Hiring managers also have their own reasons for asking the question, primarily to find out whether you’ll do well in their work environment. Even if you have all the right technical skills, a poorly matched work environment could hinder your ability to succeed. 

What interviewers are looking for when they ask about the work environment

What they’re looking for is pretty straightforward: they want to see if your expectations align with the reality of working there, which makes this question tricky. 

You want to give an honest answer, but you also want to make sure you’re describing a work environment that looks like theirs. If you describe a culture or work style that’s significantly different, there’s probably not a very good chance you’ll get the job. 

Based on your answer, interviewers want to feel confident that you’ll be able to thrive, given the unique set of circumstances that exist in their workplace. They want a candidate who will be flexible to a new work situation and able to adapt quickly. Above all else, they want to make sure you don’t explicitly say you can’t work in the type of environment they have. 

How to answer

Research the company culture

Before your interview, find out as much as possible about what it’s like to work at the company. Ask current or former employees about their experience or look at reviews on sites like Glassdoor. 

Here are some clues to look for:

  • Work style (collaborative vs. independent, detail-oriented vs. idea-oriented)
  • Level of formality (corporate vs. casual)
  • Communication style (assertive vs. passive, face-to-face or technology-based)
  • Physical environment (individual offices vs. an open floor plan, traditional or modern)
  • Employee development (company-led vs. self-directed)

Talk about why you like this type of environment

You want to craft an answer that calls to mind actual aspects of the company’s work environment. So, based on what you learn in your research, cite specific elements that appeal to you. For example, if you hear that the company is big on teamwork, explain that you prefer a work environment with many opportunities to collaborate.

Give a real example

Make your answer even stronger by giving an example of how you thrive in your ideal work environment or what it would look like if you were to get this job. To build on the teamwork topic we just mentioned, you might describe how you came up with a winning idea after participating in a team brainstorming session, then describe the role you see yourself playing on this new team. 

How not to answer

Focus on dislikes

Even if you’re a good match for the company’s work environment, you can tank your answer by emphasizing negatives, like how much you loathe cubicles or can’t stand coworkers who talk loudly on the phone.

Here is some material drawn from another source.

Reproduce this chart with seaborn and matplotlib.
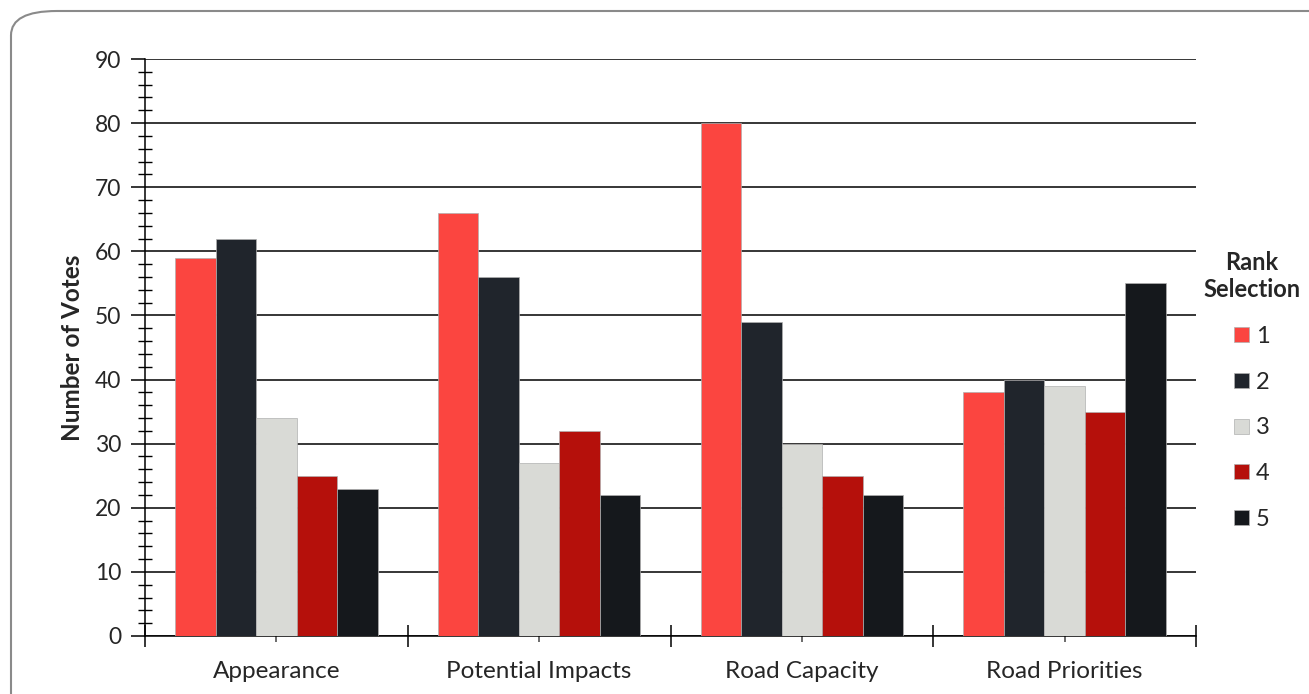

While everybody has their preferences, you don’t want to come across as inflexible or high maintenance. 

Sample answers to “What type of work environment do you prefer?”

Example #1

“I do my best work when I feel that I have the confidence and support of my manager. Your company has a reputation for empowering its employees, which was one of the reasons I was interested in applying. I’m someone you can trust to take an assignment and run with it without having to be micromanaged.”

Example #2

“It’s really important to me to find a work environment where I’m always learning and growing. For example, I try to attend at least one major developers conference every year, which keeps my skills sharp. I saw that your company offers an annual stipend for employee development, which is a benefit I’m very excited about.”

An ideal answer identifies the overlap between your preferences and your work environment with this prospective employer.